How a Long Island Company Went From Residential to Retail for National Brands


With more than 1,200 stores, Five Below has a lot of locations. And that means a lot of construction and buildouts. Peter J. Dalaker, president of AMC Enterprises LLC, a general contractor based in Central Islip, heads one of the companies doing the work.

The firm, specializing in retail as well as residential and medical, helps build national brands – literally.

“Retail for the national brand market is the majority of our business. We do work up and down the East Coast from Florida to Maine,” Dalaker said from Ranson, West Virginia, where his company just finished building out a Shoe Dept. “We have had no slowdowns since the pandemic started. We’ve been at full bore.”

The National Retail Federation forecasts that retail sales during 2023 will grow between 4% and 6% over 2022 to between $5.13 trillion and $5.23 trillion.

Last year’s annual retail sales grew 7% over 2021 to $4.9 trillion, nearly double the pre-pandemic average annual retail sales growth of 3.6%. While e-commerce is a huge force, national brands often are growing their brick-and-mortar footprint.

“Some of the smaller brick-and-mortar stores are closing up. They can’t compete with online,” Peter Dalaker said. “The larger, national brand brick- and-mortars are as busy as ever.”

The Dalaker family ran a metal finishing business from 1964 to 2009. But Peter in 1985 also began working as a residential developer on Long Island, building several hundred single-family homes and developments.

“The housing market took a hit,” he said. “I switched over to multifamily residential, condominiums and rental complexes.”

He began pursuing commercial work, growing the business and doing buildouts across much of the nation. 

AMC Enterprises works for landlords and commercial tenants, handling everything from demolition to buildouts. 

“We’ve slowly and steadily increased our volume,” Dalaker added. “Over the last two or three years, we doubled or tripled what we do.”

His daughter Ashley Dalaker joined last September, running project management, and his daughter Courtney Scarola runs finance and legal.

Ed Kienle, director of new construction, manages and supervises projects. “He’s a key player,” Dalaker said. “Eddie is an integral part of our team.”

During the pandemic, the company had to deal with supply-side issues as construction continued full speed ahead.

“It might have taken a week to get something pre-Covid,” Scarola said. “During Covid and right after, it could take months.
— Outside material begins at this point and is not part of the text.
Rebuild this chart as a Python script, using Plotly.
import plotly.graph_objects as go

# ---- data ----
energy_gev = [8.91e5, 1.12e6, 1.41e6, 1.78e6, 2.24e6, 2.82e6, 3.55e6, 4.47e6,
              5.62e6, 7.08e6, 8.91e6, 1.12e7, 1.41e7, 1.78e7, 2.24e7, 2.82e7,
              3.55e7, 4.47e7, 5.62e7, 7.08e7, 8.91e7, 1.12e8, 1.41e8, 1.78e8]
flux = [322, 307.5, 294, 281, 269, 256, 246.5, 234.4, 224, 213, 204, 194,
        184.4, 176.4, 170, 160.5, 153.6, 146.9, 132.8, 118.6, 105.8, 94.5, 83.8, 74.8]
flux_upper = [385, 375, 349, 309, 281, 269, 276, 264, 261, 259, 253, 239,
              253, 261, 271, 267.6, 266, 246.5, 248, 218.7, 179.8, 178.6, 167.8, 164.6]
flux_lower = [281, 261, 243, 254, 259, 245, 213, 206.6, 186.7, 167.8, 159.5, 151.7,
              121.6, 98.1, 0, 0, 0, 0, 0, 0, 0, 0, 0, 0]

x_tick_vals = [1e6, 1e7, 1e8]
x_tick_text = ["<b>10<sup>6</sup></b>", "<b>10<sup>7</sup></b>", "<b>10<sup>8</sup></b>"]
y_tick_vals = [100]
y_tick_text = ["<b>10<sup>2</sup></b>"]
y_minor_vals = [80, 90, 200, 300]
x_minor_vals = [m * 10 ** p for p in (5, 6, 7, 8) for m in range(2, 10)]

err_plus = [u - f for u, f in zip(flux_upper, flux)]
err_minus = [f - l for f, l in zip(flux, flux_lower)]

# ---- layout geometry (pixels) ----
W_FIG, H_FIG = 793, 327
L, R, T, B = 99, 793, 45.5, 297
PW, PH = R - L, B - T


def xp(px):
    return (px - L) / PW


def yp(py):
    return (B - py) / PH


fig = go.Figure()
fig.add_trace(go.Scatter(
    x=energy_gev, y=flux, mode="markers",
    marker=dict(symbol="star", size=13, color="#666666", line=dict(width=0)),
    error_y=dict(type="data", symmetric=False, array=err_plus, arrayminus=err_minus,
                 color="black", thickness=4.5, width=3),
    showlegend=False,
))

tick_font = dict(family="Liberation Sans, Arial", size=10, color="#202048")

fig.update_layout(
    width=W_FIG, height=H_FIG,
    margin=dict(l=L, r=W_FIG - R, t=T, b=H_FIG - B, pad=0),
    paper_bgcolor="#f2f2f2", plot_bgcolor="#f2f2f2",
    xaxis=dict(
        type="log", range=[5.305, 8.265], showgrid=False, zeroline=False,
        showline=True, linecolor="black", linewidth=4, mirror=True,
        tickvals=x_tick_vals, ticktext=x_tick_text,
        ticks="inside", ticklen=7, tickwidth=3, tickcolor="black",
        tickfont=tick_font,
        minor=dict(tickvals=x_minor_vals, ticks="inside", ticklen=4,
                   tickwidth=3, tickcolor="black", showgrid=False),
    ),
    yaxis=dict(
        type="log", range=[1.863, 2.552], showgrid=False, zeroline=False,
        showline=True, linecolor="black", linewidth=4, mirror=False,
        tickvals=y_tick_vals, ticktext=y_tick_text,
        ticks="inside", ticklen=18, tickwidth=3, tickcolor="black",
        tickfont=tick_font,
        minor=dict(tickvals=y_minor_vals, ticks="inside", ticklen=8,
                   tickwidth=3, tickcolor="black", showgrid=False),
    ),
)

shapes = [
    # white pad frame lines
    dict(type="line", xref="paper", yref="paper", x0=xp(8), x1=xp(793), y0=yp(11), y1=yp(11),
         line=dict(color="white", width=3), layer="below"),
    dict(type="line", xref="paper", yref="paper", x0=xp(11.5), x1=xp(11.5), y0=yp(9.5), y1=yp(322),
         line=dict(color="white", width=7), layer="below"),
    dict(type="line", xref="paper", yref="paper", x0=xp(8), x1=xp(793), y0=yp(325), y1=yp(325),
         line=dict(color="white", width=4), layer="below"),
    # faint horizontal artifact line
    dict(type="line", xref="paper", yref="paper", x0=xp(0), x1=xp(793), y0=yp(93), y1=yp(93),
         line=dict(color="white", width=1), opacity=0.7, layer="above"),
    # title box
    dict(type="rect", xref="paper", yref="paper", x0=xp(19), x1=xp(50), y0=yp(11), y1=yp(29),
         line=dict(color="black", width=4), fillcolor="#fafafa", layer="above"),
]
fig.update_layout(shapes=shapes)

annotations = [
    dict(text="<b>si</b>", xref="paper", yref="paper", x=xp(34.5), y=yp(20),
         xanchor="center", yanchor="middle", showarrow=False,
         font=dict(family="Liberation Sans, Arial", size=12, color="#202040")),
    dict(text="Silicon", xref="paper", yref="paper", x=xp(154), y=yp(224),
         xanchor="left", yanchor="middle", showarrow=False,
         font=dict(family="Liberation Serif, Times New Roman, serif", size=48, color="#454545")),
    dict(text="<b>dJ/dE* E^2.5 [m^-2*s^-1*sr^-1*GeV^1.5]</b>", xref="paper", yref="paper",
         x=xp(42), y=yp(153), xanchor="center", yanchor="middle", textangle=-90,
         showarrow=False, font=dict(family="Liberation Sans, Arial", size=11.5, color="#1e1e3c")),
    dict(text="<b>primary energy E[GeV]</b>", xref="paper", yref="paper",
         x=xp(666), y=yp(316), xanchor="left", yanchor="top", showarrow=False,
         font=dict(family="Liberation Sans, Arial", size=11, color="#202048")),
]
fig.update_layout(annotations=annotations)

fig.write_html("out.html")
The lead times were extreme.”

AMC has become a big part of a retail revolution on Long Island as well as nationwide, doing work for numerous Shah’s Halal restaurants on Long Island, as well as Texas Roadhouses up and down the East Coast.

That’s in addition to Philly Pretzel Factories, Luxottica’s offices in Port Washington, Pulse-MD locations, and other medical projects — plus residential.
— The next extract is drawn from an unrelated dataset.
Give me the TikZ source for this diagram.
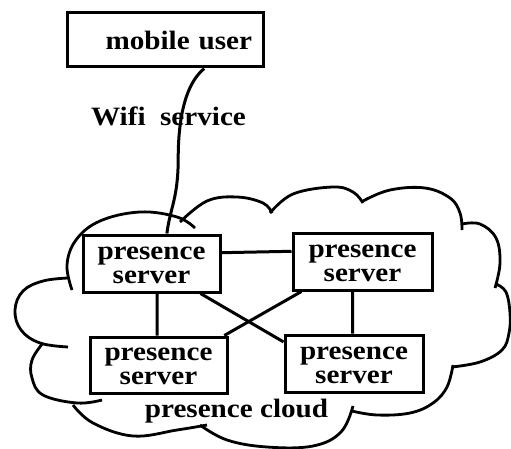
\documentclass[tikz,border=0pt]{standalone}
\usepackage{fontspec}
\setmainfont{Liberation Serif}[FakeStretch=1.1]
\usetikzlibrary{calc}
\tikzset{
  srv/.style={draw, line width=3pt, align=center, inner sep=0pt,
    font=\bfseries\fontsize{26.5}{24}\selectfont},
  srvlow/.style={execute at begin node={\rule{0pt}{40pt}}},
  lbl/.style={inner sep=0pt, font=\bfseries\fontsize{26.5}{24}\selectfont},
  conn/.style={line width=3pt},
  cloudline/.style={line width=2.8pt, smooth, tension=0.65}
}
\begin{document}
\begin{tikzpicture}[x=1pt, y=-1pt]
\path[use as bounding box] (0,0) rectangle (511,449);

% cloud
\draw[cloudline] plot coordinates {(72,290) (67,265) (76,240) (100,221) (140,212) (177,217) (195,228)};
\draw[cloudline] plot coordinates {(180,222) (207,201) (237,197) (263,203) (272,213)};
\draw[cloudline] plot coordinates {(270,213) (293,194) (333,187) (353,192) (363,203)};
\draw[cloudline] plot coordinates {(363,201) (390,190) (425,188) (450,198) (460,213) (462,230)};
\draw[cloudline] plot coordinates {(462,224) (480,224) (496,238) (500,263) (495,288)};
\draw[cloudline] plot coordinates {(496,284) (506,292) (510,313) (509,333) (502,350) (480,362) (452,367)};
\draw[cloudline] plot coordinates {(453,365) (447,387) (433,403) (410,413) (377,415) (352,411)};
\draw[cloudline] plot coordinates {(353,406) (341,432) (313,446) (267,447) (227,440) (200,425)};
\draw[cloudline] plot coordinates {(207,425) (177,430) (133,436) (93,423) (73,405)};
\draw[cloudline] plot coordinates {(102,400) (77,403) (43,395) (32,378) (32,360) (43,343)};
\draw[cloudline] plot coordinates {(68,347) (40,343) (21,330) (15,310) (23,291) (43,281) (68,278)};

% nodes
\node[srv, minimum width=196pt, minimum height=54pt, text width=174pt, align=right, inner xsep=11pt] (mu) at (165,40) {mobile user};
\node[lbl] (wifi) at (168.5,116) {Wifi\ \ service};
\node[srv, srvlow, minimum width=137pt, minimum height=57pt] (tl) at (151.5,263.5) {presence\\server};
\node[srv, srvlow, minimum width=139pt, minimum height=57pt] (tr) at (362.5,261.5) {presence\\server};
\node[srv, srvlow, minimum width=137pt, minimum height=56pt] (bl) at (158.5,365) {presence\\server};
\node[srv, srvlow, minimum width=138pt, minimum height=57pt] (br) at (354,363.5) {presence\\server};
\node[lbl] (pc) at (236.5,411) {presence cloud};

% connectors
\coordinate (muout) at ($(mu.south west)!0.697!(mu.south east)$);
\coordinate (tlin) at ($(tl.north west)!0.61!(tl.north east)$);
\draw[conn] (muout) .. controls +(-22,18) and +(0,-30) .. ($(muout)+(-26,90)$)
  .. controls +(0,40) and +(3,-25) .. (tlin);
\draw[conn] ($(tl.north east)!0.32!(tl.south east)$) -- ($(tr.north west)!0.33!(tr.south west)$);
\draw[conn] ($(tl.south west)!0.54!(tl.south east)$) -- ($(bl.north west)!0.49!(bl.north east)$);
\draw[conn] ($(tl.south west)!0.85!(tl.south east)$) -- ($(br.north west)!0.14!(br.south west)$);
\draw[conn] ($(tr.south west)!0.07!(tr.south east)$) -- ($(bl.north west)!0.97!(bl.north east)$);
\draw[conn] ($(tr.south west)!0.43!(tr.south east)$) -- ($(br.north west)!0.49!(br.north east)$);
\end{tikzpicture}
\end{document}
“We build the first one. They like how we perform,” Courtney said of the ability to build multiple locations. “They keep coming back to us for additional jobs.”

AMC currently has jobs in West Virginia, Pennsylvania, upstate New York and Long Island and are gearing up for work in Maryland and New York City. 

The company just broke ground on an Old Navy store in Shirley and will be building out the flagship Long Island Insomnia Cookies in Uniondale near Hofstra University.

Peter Dalaker said the company, serving Long Island, the tristate area and up and down the East Coast, is busy getting new and repeat work.

“There’s a lot going on. It’s booming. The labor shortage is our biggest restriction,” he said. “Finding partners we can work with that can supply a labor force to do the work.”